The study is believed to be the first to specifically examine whether taking insulin promotes cancer of the colon or rectum among people with type 2 diabetes. Previous studies have suggested a link between type 2 diabetes and increased colorectal cancer risk, the authors said.
"Basically, this study showed that type 2 diabetes patients who had received chronic insulin have a significantly higher risk of having colorectal cancer compared to type 2 patients who had not received insulin," said lead author Dr. Yu-Xiao Yang, an instructor of medicine in the division of gastroenterology at the University of Pennsylvania School of Medicine.
And the longer patients received insulin, the greater their risk of colorectal cancer. People who received at least three years of insulin therapy had three times the risk of developing that cancer compared with patients who received no insulin. The risk for people on more than five years of insulin therapy was four times higher than the no-insulin group, Yang said.
"There seems to be a duration-response effect," he said.
However, Dr. Gene Barrett, professor of medicine at the University of Virginia and immediate past president of the American Diabetes Association, said the study offers no conclusive evidence of a link between insulin dependence and colorectal cancer.
In the study, the cancer risk for people who've been on insulin for more than five years is based on just four patients, Barrett pointed out. "So this is a very small study that's going to be highly influenced by statistical fluctuation," he cautioned.
Additional studies are needed to confirm the findings, Yang acknowledged. "If this association is confirmed, I think it has huge public health implications," he said.
Colorectal cancer is the second leading cause of cancer-related death in the United States. An estimated 146,940 new cases will be diagnosed this year, and 56,730 people will die from it, according to the American Cancer Society (ACS).

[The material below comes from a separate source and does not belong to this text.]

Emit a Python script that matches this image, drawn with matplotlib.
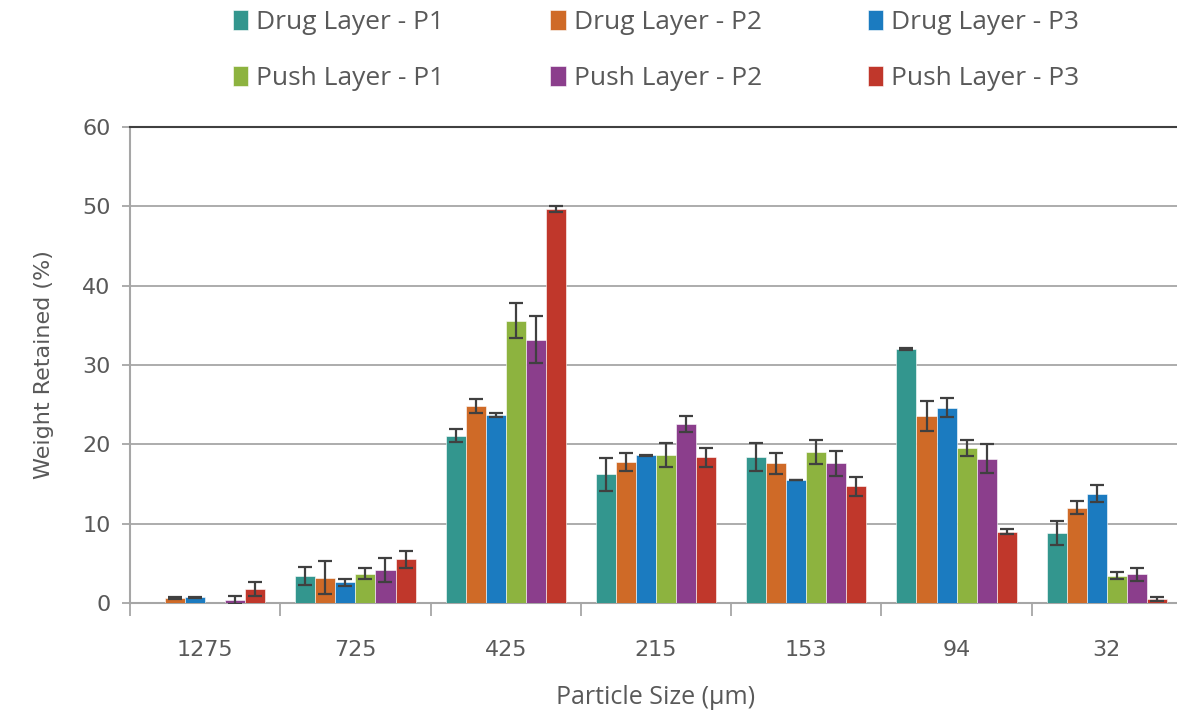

People with diabetes have a 30 percent to 40 percent increased chance of developing colorectal cancer and tend to have a higher death rate after being diagnosed, the ACS reports.
What the authors don't know is whether the increased risk of colorectal cancer seen among patients on long-term insulin therapy is the result of the insulin, the severity of their illness, or both. Yang suspects the insulin itself is stimulating cancer-cell growth.
This study shouldn't change how physicians treat diabetes patients, Barrett said. And Yang agrees: Patients shouldn't be alarmed by the cancer finding, he said. "They should not change their insulin regimen."
Both agree that doctors should at least be following existing guidelines for identifying potential cancers of the colon or rectum. A new study from the ACS shows colorectal cancer screening is still widely underused in the United States, with just 58 percent of men and 51 percent of women reporting that they ever had either a sigmoidoscopy or colonoscopy.
Yang advises people with type 2 diabetes to ask their physician about current screening options.